Cellist Elinor Frey joined the eclectic virtuoso ensemble Quartetto Gelato in December 2005 after receiving a Master of Music degree from the Juilliard School the previous May. A native of Seattle, she has studied in Philadelphia, New York, and Chicago with renowned teachers including Bonnie Hampton, Hans Jensen, Orlando Cole, and Barbara Mallow. An active recitalist, chamber musician, and teacher, and an advocate of new music, she served as cellist of the Aspen Contemporary Ensemble in 2004 and 2005. With the New Juilliard Ensemble, she gave the New York premiere of Betsy Jolas' cello concerto Wanderlied in April 2005, and she recorded a CD in London of new chamber works. As winner of the 2006 Contemporary Record Society Competition, she will record Lutoslawski's Sacher-Variation, a work she also played at the Cornell University Lutoslawski conference. in November 2005.

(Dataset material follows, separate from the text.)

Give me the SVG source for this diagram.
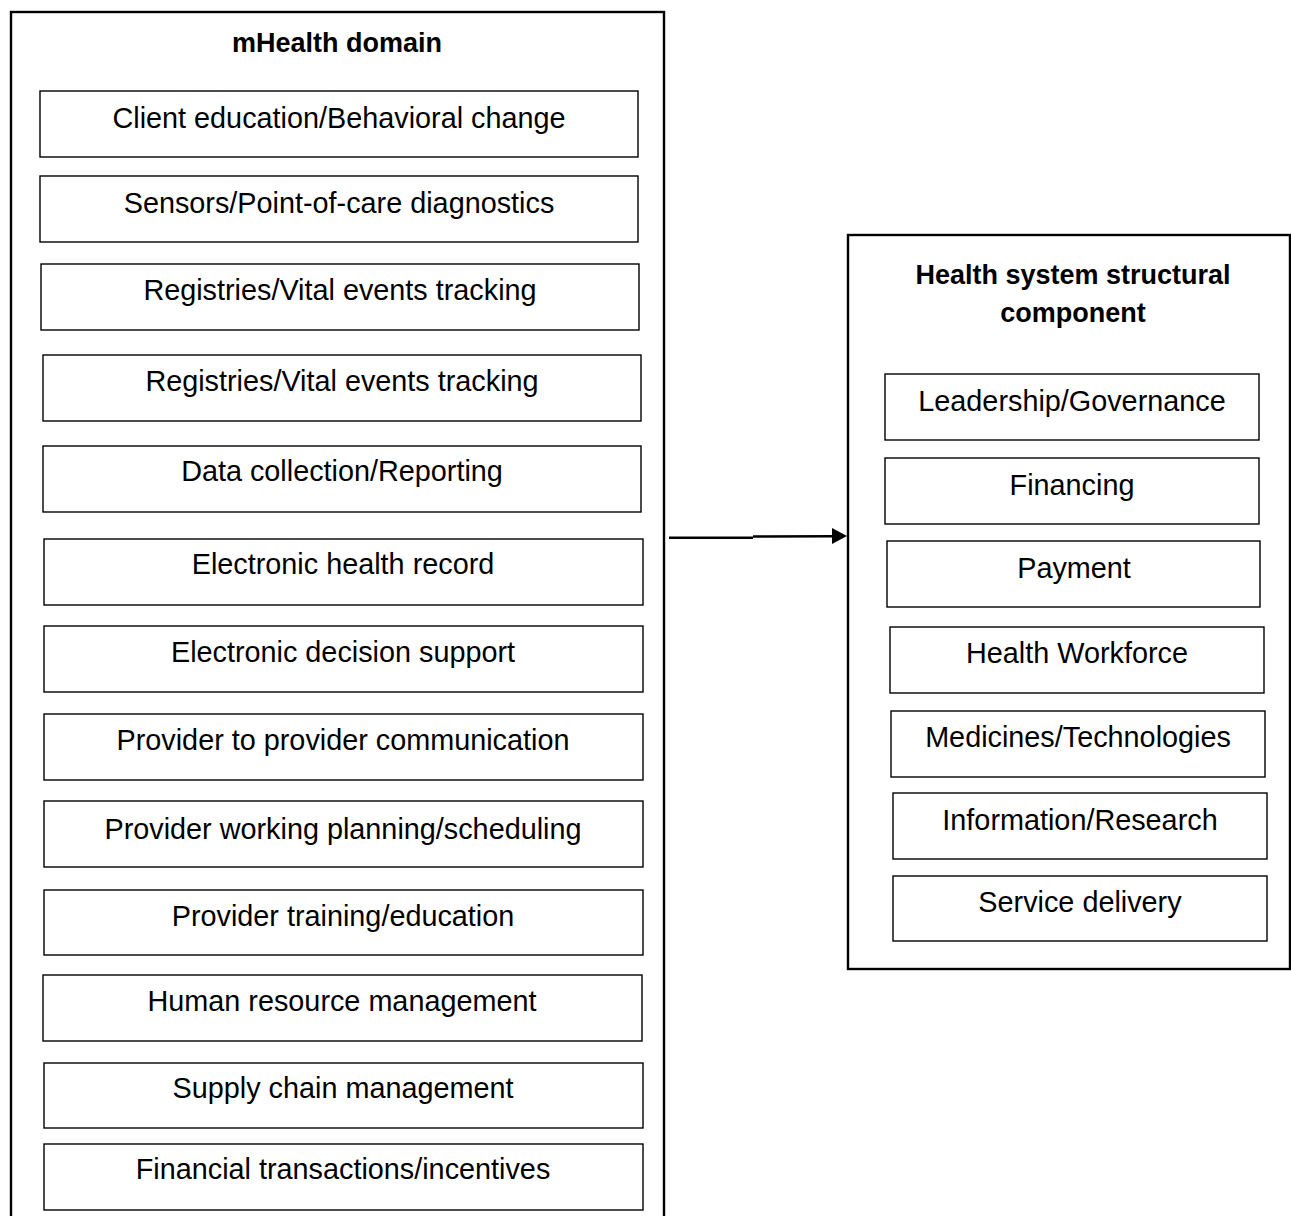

Elinor has attended the Kneisel Hall Music Festival, Yale University's Norfolk Contemporary Session, and the Fontainebleau Music Festival in France, and she was a participant in the July 2006 London master classes of Ralph Kirshbaum. Elinor performs on 115-year-old French cello on loan to her as the winner of the Virtu Foundation competition. After winning the prestigious 2004 Ladies Musical Club of Seattle competition, she gave a concert tour of western Washington State in September 2004. As a fully accredited Suzuki cello teacher, Elinor has been on faculty at the Music Institute of Long Island and the Hudson River School of Music and guest faculty at the Suzuki String School of Guelph. She now lives in Toronto.